* **SUPPLIED DATA**
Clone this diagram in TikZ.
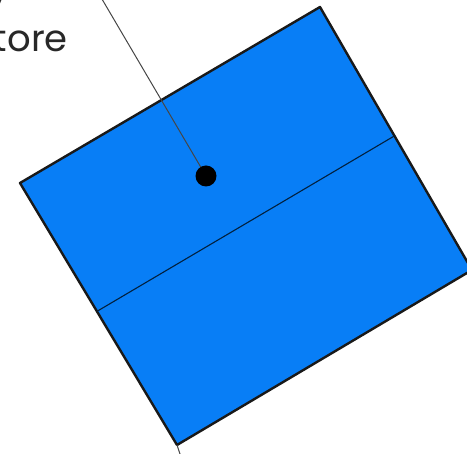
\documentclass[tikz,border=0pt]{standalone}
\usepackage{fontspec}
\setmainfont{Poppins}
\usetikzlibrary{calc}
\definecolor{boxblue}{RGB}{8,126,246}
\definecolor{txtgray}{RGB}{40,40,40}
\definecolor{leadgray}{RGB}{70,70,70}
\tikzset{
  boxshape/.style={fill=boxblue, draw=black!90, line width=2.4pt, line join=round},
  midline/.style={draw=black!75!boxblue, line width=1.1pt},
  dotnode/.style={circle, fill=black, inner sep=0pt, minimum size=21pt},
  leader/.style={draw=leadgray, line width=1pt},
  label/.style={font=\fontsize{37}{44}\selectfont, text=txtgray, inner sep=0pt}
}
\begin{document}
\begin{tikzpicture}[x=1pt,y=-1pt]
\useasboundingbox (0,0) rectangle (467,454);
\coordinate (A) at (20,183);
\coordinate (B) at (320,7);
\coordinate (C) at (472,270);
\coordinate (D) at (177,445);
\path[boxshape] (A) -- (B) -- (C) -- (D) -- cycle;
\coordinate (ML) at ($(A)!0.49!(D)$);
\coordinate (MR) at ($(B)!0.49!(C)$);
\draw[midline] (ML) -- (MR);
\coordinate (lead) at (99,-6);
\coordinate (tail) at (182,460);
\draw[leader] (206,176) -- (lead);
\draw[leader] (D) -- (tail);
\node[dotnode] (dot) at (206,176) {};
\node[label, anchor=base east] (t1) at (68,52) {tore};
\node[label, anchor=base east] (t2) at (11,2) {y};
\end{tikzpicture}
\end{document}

* **WHAT IS EXPECTED**
Each line above is to be copied verbatim. Drop any image from the copy.

* **OUTPUT OF THE TASK**
Clone this diagram in TikZ.
\documentclass[tikz,border=0pt]{standalone}
\usepackage{fontspec}
\setmainfont{Poppins}
\usetikzlibrary{calc}
\definecolor{boxblue}{RGB}{8,126,246}
\definecolor{txtgray}{RGB}{40,40,40}
\definecolor{leadgray}{RGB}{70,70,70}
\tikzset{
  boxshape/.style={fill=boxblue, draw=black!90, line width=2.4pt, line join=round},
  midline/.style={draw=black!75!boxblue, line width=1.1pt},
  dotnode/.style={circle, fill=black, inner sep=0pt, minimum size=21pt},
  leader/.style={draw=leadgray, line width=1pt},
  label/.style={font=\fontsize{37}{44}\selectfont, text=txtgray, inner sep=0pt}
}
\begin{document}
\begin{tikzpicture}[x=1pt,y=-1pt]
\useasboundingbox (0,0) rectangle (467,454);
\coordinate (A) at (20,183);
\coordinate (B) at (320,7);
\coordinate (C) at (472,270);
\coordinate (D) at (177,445);
\path[boxshape] (A) -- (B) -- (C) -- (D) -- cycle;
\coordinate (ML) at ($(A)!0.49!(D)$);
\coordinate (MR) at ($(B)!0.49!(C)$);
\draw[midline] (ML) -- (MR);
\coordinate (lead) at (99,-6);
\coordinate (tail) at (182,460);
\draw[leader] (206,176) -- (lead);
\draw[leader] (D) -- (tail);
\node[dotnode] (dot) at (206,176) {};
\node[label, anchor=base east] (t1) at (68,52) {tore};
\node[label, anchor=base east] (t2) at (11,2) {y};
\end{tikzpicture}
\end{document}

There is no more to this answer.